## Work instructions
Extract each line of the material that follows exactly and omit its pictures.

** START OF Data lines **

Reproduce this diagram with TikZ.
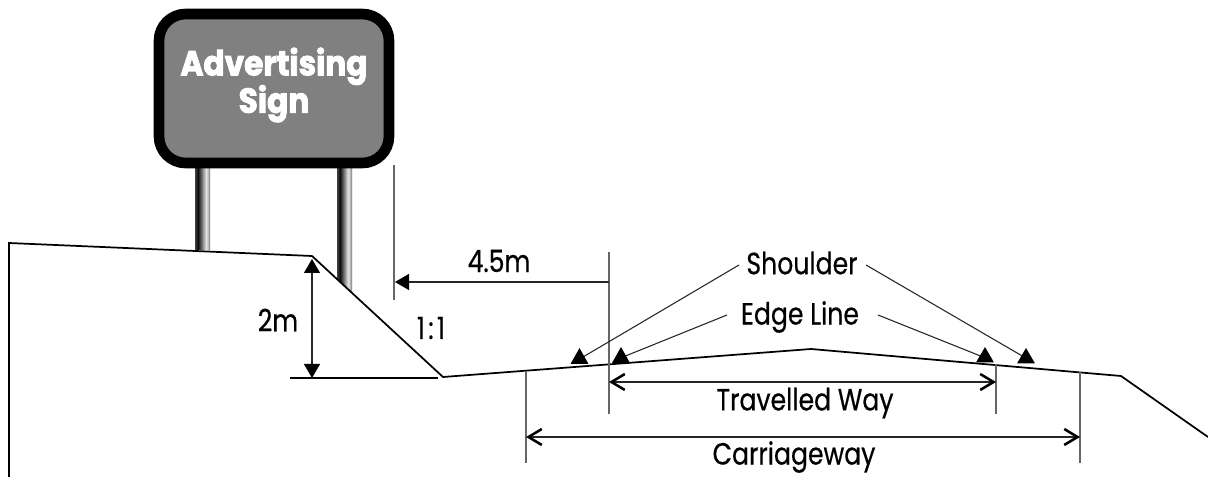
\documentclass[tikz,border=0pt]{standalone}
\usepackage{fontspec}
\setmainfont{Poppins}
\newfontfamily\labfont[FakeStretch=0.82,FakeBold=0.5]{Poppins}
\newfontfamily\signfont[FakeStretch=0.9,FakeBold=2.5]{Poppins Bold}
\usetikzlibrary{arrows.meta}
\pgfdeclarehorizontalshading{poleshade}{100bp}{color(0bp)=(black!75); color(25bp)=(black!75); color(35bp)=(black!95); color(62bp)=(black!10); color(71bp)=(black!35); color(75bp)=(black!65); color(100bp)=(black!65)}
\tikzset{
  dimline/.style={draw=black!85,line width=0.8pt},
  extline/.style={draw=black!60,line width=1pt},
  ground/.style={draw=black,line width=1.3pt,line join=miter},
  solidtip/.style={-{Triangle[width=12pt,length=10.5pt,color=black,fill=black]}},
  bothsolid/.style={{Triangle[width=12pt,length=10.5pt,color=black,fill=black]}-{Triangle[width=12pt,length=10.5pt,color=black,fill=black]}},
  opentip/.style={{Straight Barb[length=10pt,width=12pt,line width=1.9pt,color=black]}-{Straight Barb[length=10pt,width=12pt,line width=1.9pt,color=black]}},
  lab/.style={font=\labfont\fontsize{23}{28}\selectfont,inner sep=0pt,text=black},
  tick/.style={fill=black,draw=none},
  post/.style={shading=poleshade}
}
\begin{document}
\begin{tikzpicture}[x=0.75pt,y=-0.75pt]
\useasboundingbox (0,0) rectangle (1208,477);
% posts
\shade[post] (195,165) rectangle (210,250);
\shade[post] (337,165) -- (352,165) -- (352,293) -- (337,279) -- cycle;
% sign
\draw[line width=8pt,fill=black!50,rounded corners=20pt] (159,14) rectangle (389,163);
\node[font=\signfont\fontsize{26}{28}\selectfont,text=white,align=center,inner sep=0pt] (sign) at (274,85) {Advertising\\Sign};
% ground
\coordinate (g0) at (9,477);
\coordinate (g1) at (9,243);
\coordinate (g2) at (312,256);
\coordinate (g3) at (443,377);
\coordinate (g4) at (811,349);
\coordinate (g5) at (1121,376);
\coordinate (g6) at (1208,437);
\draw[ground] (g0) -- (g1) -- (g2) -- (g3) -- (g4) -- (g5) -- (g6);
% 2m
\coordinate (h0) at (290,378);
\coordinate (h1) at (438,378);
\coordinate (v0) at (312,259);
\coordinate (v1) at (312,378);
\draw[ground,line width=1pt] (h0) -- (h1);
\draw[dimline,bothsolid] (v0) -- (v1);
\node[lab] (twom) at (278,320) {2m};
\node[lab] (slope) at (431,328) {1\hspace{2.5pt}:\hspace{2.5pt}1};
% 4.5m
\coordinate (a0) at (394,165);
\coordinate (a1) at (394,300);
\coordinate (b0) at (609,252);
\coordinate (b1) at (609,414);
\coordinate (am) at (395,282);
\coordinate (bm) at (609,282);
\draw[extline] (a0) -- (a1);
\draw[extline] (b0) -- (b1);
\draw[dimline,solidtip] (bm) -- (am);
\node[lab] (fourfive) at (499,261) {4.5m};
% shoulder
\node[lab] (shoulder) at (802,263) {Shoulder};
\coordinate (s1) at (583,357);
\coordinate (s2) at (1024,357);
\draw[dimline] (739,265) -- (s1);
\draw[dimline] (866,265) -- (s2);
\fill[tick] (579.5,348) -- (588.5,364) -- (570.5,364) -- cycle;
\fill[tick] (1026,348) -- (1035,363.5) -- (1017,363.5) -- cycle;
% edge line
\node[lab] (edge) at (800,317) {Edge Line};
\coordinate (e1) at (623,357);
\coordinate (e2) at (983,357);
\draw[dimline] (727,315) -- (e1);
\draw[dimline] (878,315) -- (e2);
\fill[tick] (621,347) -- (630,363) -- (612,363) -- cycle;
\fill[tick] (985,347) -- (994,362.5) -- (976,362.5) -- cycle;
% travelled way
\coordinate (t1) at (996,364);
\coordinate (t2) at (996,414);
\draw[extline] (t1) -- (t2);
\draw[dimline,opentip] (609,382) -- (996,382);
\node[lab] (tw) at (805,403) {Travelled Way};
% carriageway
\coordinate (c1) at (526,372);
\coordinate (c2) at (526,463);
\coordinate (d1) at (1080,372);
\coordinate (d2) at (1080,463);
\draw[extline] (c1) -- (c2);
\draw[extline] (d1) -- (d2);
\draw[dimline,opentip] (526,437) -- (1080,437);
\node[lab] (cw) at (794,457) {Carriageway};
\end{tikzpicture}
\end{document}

** END OF Data lines **

## Final result
Reproduce this diagram with TikZ.
\documentclass[tikz,border=0pt]{standalone}
\usepackage{fontspec}
\setmainfont{Poppins}
\newfontfamily\labfont[FakeStretch=0.82,FakeBold=0.5]{Poppins}
\newfontfamily\signfont[FakeStretch=0.9,FakeBold=2.5]{Poppins Bold}
\usetikzlibrary{arrows.meta}
\pgfdeclarehorizontalshading{poleshade}{100bp}{color(0bp)=(black!75); color(25bp)=(black!75); color(35bp)=(black!95); color(62bp)=(black!10); color(71bp)=(black!35); color(75bp)=(black!65); color(100bp)=(black!65)}
\tikzset{
  dimline/.style={draw=black!85,line width=0.8pt},
  extline/.style={draw=black!60,line width=1pt},
  ground/.style={draw=black,line width=1.3pt,line join=miter},
  solidtip/.style={-{Triangle[width=12pt,length=10.5pt,color=black,fill=black]}},
  bothsolid/.style={{Triangle[width=12pt,length=10.5pt,color=black,fill=black]}-{Triangle[width=12pt,length=10.5pt,color=black,fill=black]}},
  opentip/.style={{Straight Barb[length=10pt,width=12pt,line width=1.9pt,color=black]}-{Straight Barb[length=10pt,width=12pt,line width=1.9pt,color=black]}},
  lab/.style={font=\labfont\fontsize{23}{28}\selectfont,inner sep=0pt,text=black},
  tick/.style={fill=black,draw=none},
  post/.style={shading=poleshade}
}
\begin{document}
\begin{tikzpicture}[x=0.75pt,y=-0.75pt]
\useasboundingbox (0,0) rectangle (1208,477);
% posts
\shade[post] (195,165) rectangle (210,250);
\shade[post] (337,165) -- (352,165) -- (352,293) -- (337,279) -- cycle;
% sign
\draw[line width=8pt,fill=black!50,rounded corners=20pt] (159,14) rectangle (389,163);
\node[font=\signfont\fontsize{26}{28}\selectfont,text=white,align=center,inner sep=0pt] (sign) at (274,85) {Advertising\\Sign};
% ground
\coordinate (g0) at (9,477);
\coordinate (g1) at (9,243);
\coordinate (g2) at (312,256);
\coordinate (g3) at (443,377);
\coordinate (g4) at (811,349);
\coordinate (g5) at (1121,376);
\coordinate (g6) at (1208,437);
\draw[ground] (g0) -- (g1) -- (g2) -- (g3) -- (g4) -- (g5) -- (g6);
% 2m
\coordinate (h0) at (290,378);
\coordinate (h1) at (438,378);
\coordinate (v0) at (312,259);
\coordinate (v1) at (312,378);
\draw[ground,line width=1pt] (h0) -- (h1);
\draw[dimline,bothsolid] (v0) -- (v1);
\node[lab] (twom) at (278,320) {2m};
\node[lab] (slope) at (431,328) {1\hspace{2.5pt}:\hspace{2.5pt}1};
% 4.5m
\coordinate (a0) at (394,165);
\coordinate (a1) at (394,300);
\coordinate (b0) at (609,252);
\coordinate (b1) at (609,414);
\coordinate (am) at (395,282);
\coordinate (bm) at (609,282);
\draw[extline] (a0) -- (a1);
\draw[extline] (b0) -- (b1);
\draw[dimline,solidtip] (bm) -- (am);
\node[lab] (fourfive) at (499,261) {4.5m};
% shoulder
\node[lab] (shoulder) at (802,263) {Shoulder};
\coordinate (s1) at (583,357);
\coordinate (s2) at (1024,357);
\draw[dimline] (739,265) -- (s1);
\draw[dimline] (866,265) -- (s2);
\fill[tick] (579.5,348) -- (588.5,364) -- (570.5,364) -- cycle;
\fill[tick] (1026,348) -- (1035,363.5) -- (1017,363.5) -- cycle;
% edge line
\node[lab] (edge) at (800,317) {Edge Line};
\coordinate (e1) at (623,357);
\coordinate (e2) at (983,357);
\draw[dimline] (727,315) -- (e1);
\draw[dimline] (878,315) -- (e2);
\fill[tick] (621,347) -- (630,363) -- (612,363) -- cycle;
\fill[tick] (985,347) -- (994,362.5) -- (976,362.5) -- cycle;
% travelled way
\coordinate (t1) at (996,364);
\coordinate (t2) at (996,414);
\draw[extline] (t1) -- (t2);
\draw[dimline,opentip] (609,382) -- (996,382);
\node[lab] (tw) at (805,403) {Travelled Way};
% carriageway
\coordinate (c1) at (526,372);
\coordinate (c2) at (526,463);
\coordinate (d1) at (1080,372);
\coordinate (d2) at (1080,463);
\draw[extline] (c1) -- (c2);
\draw[extline] (d1) -- (d2);
\draw[dimline,opentip] (526,437) -- (1080,437);
\node[lab] (cw) at (794,457) {Carriageway};
\end{tikzpicture}
\end{document}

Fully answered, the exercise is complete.